▽

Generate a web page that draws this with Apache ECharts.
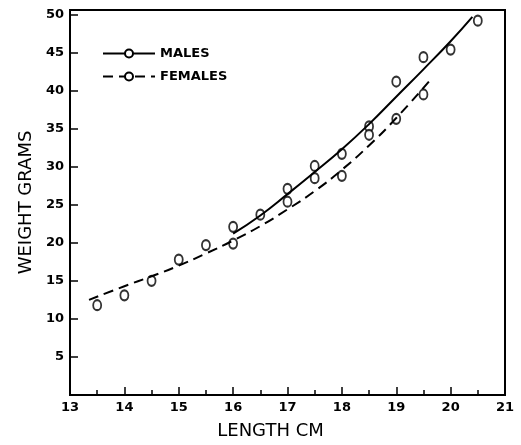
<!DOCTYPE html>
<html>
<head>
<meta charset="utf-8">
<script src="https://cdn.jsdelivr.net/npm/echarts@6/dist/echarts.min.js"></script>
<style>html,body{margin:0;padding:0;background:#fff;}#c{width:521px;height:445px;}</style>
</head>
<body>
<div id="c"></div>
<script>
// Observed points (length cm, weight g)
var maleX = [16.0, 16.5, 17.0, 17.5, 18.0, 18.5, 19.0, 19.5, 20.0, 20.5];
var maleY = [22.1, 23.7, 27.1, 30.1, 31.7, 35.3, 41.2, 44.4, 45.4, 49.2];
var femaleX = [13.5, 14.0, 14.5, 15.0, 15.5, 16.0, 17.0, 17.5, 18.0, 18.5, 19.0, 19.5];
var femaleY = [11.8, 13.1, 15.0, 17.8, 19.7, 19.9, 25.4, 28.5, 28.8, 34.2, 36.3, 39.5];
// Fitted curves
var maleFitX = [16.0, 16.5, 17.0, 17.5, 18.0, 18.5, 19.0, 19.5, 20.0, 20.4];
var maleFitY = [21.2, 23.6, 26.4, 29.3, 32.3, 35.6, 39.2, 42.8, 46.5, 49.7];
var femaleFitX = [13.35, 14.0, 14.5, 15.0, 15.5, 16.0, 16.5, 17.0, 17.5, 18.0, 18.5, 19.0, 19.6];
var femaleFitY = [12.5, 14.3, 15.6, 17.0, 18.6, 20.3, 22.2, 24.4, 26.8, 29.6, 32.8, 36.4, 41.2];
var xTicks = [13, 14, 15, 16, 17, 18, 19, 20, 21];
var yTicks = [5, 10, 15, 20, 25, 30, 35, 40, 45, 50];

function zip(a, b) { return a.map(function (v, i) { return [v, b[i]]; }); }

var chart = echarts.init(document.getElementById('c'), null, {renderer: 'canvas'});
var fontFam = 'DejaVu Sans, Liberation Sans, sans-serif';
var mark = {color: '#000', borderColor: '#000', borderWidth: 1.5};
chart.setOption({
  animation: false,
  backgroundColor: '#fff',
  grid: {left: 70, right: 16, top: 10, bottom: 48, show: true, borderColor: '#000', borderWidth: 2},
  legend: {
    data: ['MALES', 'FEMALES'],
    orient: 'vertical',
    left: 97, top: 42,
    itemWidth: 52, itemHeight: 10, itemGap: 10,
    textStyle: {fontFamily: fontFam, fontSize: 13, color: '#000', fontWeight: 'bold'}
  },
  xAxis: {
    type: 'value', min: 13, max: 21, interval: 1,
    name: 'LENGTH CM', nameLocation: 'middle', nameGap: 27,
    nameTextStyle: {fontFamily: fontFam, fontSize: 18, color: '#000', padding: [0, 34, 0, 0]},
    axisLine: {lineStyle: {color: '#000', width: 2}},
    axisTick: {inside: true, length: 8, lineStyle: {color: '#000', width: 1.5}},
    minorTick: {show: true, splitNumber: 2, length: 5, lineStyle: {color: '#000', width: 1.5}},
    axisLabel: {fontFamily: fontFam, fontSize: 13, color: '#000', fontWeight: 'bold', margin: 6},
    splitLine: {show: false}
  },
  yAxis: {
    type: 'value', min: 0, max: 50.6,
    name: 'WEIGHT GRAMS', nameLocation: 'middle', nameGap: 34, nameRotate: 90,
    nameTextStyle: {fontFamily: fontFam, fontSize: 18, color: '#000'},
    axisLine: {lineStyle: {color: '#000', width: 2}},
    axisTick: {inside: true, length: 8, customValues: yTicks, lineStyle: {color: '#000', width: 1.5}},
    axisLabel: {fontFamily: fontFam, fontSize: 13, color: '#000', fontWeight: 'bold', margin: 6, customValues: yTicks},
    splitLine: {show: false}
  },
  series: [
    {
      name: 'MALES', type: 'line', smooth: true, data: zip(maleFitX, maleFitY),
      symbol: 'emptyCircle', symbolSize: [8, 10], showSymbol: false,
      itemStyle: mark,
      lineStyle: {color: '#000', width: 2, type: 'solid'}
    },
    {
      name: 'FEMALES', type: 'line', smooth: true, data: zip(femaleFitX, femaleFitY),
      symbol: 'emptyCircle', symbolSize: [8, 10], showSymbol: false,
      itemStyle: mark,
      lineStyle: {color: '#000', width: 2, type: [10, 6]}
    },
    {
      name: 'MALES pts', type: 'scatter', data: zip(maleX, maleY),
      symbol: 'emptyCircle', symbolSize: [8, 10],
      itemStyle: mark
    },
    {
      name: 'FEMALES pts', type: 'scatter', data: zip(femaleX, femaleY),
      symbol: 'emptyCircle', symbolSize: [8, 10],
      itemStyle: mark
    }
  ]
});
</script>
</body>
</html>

△

* **The exercise**: Make an exact copy of the lines from the top of the material through the line with "function zip(a, b)", pictures excluded.

* **Answer in full**:
Generate a web page that draws this with Apache ECharts.
<!DOCTYPE html>
<html>
<head>
<meta charset="utf-8">
<script src="https://cdn.jsdelivr.net/npm/echarts@6/dist/echarts.min.js"></script>
<style>html,body{margin:0;padding:0;background:#fff;}#c{width:521px;height:445px;}</style>
</head>
<body>
<div id="c"></div>
<script>
// Observed points (length cm, weight g)
var maleX = [16.0, 16.5, 17.0, 17.5, 18.0, 18.5, 19.0, 19.5, 20.0, 20.5];
var maleY = [22.1, 23.7, 27.1, 30.1, 31.7, 35.3, 41.2, 44.4, 45.4, 49.2];
var femaleX = [13.5, 14.0, 14.5, 15.0, 15.5, 16.0, 17.0, 17.5, 18.0, 18.5, 19.0, 19.5];
var femaleY = [11.8, 13.1, 15.0, 17.8, 19.7, 19.9, 25.4, 28.5, 28.8, 34.2, 36.3, 39.5];
// Fitted curves
var maleFitX = [16.0, 16.5, 17.0, 17.5, 18.0, 18.5, 19.0, 19.5, 20.0, 20.4];
var maleFitY = [21.2, 23.6, 26.4, 29.3, 32.3, 35.6, 39.2, 42.8, 46.5, 49.7];
var femaleFitX = [13.35, 14.0, 14.5, 15.0, 15.5, 16.0, 16.5, 17.0, 17.5, 18.0, 18.5, 19.0, 19.6];
var femaleFitY = [12.5, 14.3, 15.6, 17.0, 18.6, 20.3, 22.2, 24.4, 26.8, 29.6, 32.8, 36.4, 41.2];
var xTicks = [13, 14, 15, 16, 17, 18, 19, 20, 21];
var yTicks = [5, 10, 15, 20, 25, 30, 35, 40, 45, 50];

function zip(a, b) { return a.map(function (v, i) { return [v, b[i]]; }); }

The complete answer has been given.